| Dataset rows |

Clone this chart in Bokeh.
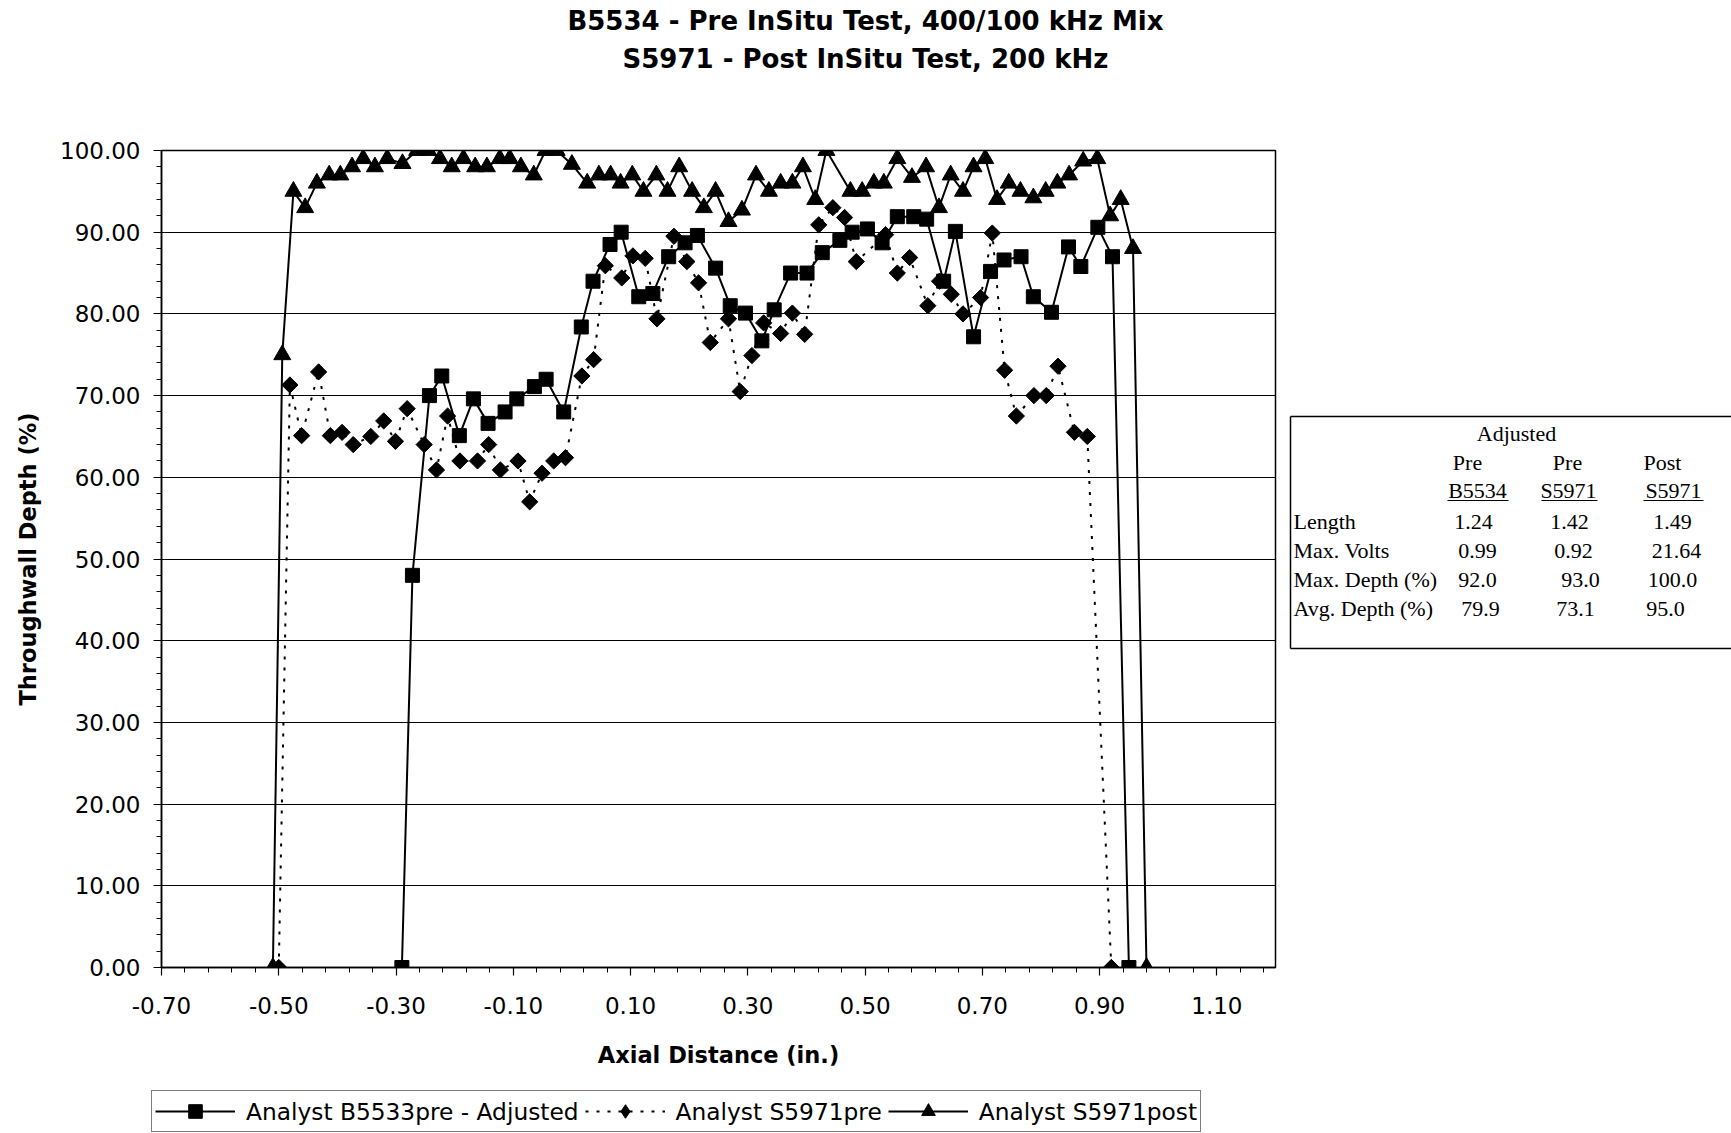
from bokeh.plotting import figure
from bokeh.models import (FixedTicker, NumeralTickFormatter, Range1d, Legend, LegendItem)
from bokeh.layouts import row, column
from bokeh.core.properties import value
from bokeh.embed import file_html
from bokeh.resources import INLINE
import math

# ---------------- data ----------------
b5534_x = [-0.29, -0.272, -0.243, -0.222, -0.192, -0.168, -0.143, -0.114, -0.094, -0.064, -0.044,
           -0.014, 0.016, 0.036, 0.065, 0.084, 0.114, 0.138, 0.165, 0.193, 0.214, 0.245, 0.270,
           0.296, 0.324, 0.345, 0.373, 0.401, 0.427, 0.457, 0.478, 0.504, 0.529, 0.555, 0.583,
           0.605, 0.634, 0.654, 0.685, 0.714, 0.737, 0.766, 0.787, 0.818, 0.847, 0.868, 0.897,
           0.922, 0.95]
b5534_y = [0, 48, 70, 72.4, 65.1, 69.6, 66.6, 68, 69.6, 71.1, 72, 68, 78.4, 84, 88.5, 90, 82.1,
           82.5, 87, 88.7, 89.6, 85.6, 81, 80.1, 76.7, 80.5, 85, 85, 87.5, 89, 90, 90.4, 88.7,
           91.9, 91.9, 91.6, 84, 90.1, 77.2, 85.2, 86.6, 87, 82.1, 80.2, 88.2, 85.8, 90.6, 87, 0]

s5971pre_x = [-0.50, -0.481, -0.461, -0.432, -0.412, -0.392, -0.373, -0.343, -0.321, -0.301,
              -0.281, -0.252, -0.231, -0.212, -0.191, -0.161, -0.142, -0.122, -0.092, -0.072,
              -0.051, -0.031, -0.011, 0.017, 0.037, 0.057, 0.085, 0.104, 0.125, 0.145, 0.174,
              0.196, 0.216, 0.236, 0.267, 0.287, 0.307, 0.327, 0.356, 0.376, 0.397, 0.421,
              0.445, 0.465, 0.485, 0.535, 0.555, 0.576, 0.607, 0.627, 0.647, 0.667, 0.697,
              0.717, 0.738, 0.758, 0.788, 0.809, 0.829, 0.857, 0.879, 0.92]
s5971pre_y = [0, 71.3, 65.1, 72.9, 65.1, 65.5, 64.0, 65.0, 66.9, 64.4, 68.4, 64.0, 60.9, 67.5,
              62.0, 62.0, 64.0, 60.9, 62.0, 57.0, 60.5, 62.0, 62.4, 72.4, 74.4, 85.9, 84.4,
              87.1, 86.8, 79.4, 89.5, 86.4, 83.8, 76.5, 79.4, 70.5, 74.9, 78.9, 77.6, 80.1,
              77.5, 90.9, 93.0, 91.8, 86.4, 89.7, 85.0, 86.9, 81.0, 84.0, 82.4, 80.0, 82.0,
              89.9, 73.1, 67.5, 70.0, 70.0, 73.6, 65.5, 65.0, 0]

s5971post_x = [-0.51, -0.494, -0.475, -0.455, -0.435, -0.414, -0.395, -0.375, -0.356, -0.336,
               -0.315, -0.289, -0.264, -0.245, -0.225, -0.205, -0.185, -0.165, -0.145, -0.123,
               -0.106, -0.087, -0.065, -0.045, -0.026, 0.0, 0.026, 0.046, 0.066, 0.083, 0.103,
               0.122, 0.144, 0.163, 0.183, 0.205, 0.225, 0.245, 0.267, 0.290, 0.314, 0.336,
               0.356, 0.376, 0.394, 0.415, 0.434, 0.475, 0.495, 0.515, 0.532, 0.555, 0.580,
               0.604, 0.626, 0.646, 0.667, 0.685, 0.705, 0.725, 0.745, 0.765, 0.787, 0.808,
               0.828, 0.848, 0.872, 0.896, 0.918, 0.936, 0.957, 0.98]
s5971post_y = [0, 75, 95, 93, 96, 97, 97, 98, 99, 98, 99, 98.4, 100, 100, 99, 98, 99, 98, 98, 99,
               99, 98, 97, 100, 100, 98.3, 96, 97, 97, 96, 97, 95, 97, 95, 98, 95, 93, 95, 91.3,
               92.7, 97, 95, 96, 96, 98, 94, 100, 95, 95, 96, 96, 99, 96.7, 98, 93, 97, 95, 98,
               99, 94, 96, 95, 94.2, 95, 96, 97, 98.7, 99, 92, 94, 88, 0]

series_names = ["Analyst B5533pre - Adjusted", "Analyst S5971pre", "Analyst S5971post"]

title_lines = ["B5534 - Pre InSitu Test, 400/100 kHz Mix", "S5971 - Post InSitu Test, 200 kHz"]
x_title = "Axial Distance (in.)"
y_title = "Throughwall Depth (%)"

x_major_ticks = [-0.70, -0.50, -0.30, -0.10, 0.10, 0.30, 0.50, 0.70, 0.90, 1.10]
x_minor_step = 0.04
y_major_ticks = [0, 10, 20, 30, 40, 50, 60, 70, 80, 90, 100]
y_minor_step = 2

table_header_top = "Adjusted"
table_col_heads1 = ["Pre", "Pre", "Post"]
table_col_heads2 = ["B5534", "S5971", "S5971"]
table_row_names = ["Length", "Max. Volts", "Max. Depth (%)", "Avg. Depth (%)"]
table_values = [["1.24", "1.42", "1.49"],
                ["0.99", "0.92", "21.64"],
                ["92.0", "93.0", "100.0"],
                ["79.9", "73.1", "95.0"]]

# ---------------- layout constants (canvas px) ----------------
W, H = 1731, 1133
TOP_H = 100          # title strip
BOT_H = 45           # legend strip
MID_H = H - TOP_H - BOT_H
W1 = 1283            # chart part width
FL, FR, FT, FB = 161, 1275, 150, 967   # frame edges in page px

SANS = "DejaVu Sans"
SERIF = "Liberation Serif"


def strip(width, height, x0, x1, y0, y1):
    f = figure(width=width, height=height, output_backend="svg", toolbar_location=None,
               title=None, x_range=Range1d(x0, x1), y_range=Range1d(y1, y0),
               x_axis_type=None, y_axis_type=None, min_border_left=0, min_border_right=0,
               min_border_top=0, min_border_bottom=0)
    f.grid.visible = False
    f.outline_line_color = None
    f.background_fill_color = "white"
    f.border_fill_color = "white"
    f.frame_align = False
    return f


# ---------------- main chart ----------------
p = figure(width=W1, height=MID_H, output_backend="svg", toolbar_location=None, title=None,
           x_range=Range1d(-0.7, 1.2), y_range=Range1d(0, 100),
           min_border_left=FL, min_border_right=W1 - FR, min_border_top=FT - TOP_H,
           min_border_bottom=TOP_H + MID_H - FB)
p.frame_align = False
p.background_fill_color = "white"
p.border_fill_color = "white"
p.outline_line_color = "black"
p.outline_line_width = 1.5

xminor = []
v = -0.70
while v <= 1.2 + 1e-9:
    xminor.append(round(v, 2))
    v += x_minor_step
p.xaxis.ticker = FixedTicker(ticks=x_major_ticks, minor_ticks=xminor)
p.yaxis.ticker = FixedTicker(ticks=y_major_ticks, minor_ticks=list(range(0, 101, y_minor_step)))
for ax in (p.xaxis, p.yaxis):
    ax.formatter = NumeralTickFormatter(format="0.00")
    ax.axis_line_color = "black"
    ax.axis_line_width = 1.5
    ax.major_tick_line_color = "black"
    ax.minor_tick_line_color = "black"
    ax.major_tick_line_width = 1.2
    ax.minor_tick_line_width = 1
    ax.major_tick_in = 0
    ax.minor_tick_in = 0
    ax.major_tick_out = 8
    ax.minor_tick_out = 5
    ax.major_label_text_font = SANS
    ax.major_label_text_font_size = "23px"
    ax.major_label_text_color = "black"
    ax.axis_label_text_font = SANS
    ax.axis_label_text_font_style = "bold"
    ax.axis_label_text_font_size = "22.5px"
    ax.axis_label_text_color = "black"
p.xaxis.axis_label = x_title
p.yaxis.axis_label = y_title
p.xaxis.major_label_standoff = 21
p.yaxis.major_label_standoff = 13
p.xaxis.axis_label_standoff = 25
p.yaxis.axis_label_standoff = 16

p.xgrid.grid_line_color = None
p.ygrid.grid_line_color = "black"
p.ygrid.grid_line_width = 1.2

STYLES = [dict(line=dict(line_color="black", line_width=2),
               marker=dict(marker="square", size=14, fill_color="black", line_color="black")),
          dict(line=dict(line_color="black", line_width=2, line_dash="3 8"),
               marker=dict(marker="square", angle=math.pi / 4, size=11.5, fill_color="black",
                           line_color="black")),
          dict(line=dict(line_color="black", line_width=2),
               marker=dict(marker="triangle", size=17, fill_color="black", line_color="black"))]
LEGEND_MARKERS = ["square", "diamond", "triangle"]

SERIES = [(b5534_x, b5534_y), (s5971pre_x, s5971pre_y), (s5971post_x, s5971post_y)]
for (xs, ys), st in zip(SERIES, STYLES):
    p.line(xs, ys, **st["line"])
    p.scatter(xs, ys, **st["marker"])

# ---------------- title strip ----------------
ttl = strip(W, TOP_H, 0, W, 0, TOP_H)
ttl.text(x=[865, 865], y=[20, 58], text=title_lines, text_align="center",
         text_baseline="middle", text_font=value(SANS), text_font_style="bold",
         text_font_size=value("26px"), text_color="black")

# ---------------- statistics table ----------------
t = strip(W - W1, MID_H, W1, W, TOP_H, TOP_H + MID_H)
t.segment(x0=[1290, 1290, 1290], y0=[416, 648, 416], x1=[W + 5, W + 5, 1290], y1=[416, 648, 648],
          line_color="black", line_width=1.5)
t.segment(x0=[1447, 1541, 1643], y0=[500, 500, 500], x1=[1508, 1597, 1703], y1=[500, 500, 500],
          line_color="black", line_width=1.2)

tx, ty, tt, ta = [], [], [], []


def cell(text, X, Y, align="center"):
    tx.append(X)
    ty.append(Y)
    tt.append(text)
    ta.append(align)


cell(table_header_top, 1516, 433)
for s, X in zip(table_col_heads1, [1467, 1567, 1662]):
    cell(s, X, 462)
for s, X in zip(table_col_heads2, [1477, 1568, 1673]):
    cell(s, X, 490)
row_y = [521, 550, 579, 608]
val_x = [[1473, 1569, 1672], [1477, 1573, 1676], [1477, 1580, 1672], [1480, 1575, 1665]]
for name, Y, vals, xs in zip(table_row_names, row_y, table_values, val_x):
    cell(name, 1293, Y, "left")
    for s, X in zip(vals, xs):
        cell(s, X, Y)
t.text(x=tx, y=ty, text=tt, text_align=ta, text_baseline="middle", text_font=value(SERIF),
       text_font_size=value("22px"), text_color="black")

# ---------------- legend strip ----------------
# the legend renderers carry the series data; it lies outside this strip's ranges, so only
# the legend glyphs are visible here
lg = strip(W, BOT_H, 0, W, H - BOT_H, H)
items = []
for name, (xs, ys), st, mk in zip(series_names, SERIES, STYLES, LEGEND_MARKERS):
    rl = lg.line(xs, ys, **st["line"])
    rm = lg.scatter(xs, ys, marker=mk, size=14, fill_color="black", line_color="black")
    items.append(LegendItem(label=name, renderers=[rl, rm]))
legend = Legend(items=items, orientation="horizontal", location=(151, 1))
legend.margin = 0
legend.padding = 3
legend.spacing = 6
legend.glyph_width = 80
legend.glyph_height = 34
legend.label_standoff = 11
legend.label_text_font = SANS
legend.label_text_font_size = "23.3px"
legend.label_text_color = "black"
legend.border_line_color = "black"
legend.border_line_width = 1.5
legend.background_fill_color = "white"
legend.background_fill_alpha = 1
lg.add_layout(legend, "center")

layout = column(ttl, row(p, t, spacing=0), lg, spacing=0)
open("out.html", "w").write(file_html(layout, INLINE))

==

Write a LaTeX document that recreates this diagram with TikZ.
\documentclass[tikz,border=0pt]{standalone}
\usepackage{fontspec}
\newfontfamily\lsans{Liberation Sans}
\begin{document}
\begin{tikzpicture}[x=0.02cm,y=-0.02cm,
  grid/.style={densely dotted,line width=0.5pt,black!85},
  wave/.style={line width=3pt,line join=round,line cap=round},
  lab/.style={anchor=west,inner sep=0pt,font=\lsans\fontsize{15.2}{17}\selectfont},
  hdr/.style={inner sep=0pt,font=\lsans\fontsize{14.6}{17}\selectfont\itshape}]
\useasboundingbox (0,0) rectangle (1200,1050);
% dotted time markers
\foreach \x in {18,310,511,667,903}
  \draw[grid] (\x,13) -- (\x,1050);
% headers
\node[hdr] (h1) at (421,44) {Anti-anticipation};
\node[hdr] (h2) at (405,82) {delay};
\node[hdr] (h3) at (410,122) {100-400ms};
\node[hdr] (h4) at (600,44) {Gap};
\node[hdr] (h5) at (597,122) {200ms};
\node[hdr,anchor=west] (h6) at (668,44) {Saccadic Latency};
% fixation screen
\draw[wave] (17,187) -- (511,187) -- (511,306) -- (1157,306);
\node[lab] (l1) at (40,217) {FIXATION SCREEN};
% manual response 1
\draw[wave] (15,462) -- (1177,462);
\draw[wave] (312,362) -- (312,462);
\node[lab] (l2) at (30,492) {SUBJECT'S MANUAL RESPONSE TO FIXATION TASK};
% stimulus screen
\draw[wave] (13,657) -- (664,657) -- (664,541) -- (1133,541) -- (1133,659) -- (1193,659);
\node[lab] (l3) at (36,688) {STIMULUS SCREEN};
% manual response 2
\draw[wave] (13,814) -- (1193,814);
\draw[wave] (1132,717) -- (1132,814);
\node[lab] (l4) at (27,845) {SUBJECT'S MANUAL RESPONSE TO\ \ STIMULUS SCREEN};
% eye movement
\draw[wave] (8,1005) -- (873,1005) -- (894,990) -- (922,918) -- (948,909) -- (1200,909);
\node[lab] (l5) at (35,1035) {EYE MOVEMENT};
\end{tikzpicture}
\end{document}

---

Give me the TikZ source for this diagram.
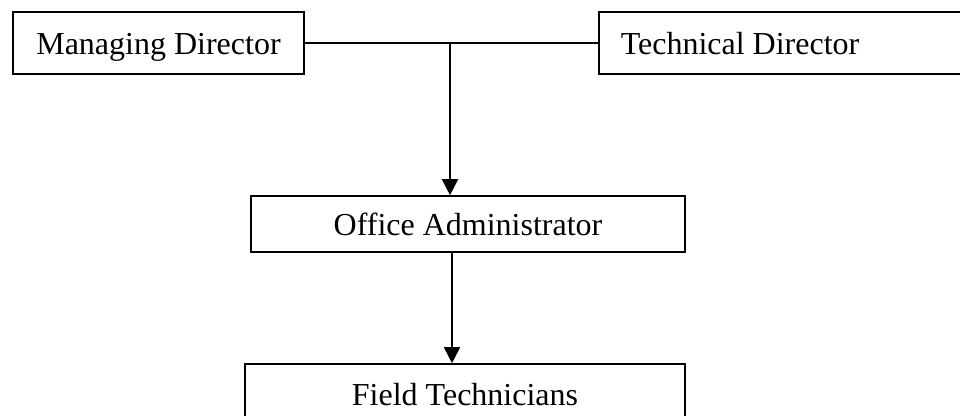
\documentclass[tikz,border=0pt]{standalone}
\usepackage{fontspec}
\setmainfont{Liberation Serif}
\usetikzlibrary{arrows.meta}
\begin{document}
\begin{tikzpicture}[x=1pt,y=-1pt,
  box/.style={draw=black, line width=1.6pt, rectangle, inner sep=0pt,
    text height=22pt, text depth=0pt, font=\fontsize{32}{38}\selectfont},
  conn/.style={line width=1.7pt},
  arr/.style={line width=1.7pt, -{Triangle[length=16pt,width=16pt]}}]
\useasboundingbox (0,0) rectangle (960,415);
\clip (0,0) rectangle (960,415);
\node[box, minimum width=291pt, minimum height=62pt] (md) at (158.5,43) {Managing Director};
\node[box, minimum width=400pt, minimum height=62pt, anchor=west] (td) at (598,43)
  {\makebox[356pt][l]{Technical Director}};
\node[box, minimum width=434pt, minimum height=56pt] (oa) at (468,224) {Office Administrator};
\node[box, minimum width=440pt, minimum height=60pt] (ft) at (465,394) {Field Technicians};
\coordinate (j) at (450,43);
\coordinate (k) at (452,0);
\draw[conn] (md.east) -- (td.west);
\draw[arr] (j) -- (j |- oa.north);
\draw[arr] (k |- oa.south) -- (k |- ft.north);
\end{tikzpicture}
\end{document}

| Problem statement |
Look through the listing above. Pick out each line with "diagram" and copy it.

| Completed task |
Write a LaTeX document that recreates this diagram with TikZ.
Give me the TikZ source for this diagram.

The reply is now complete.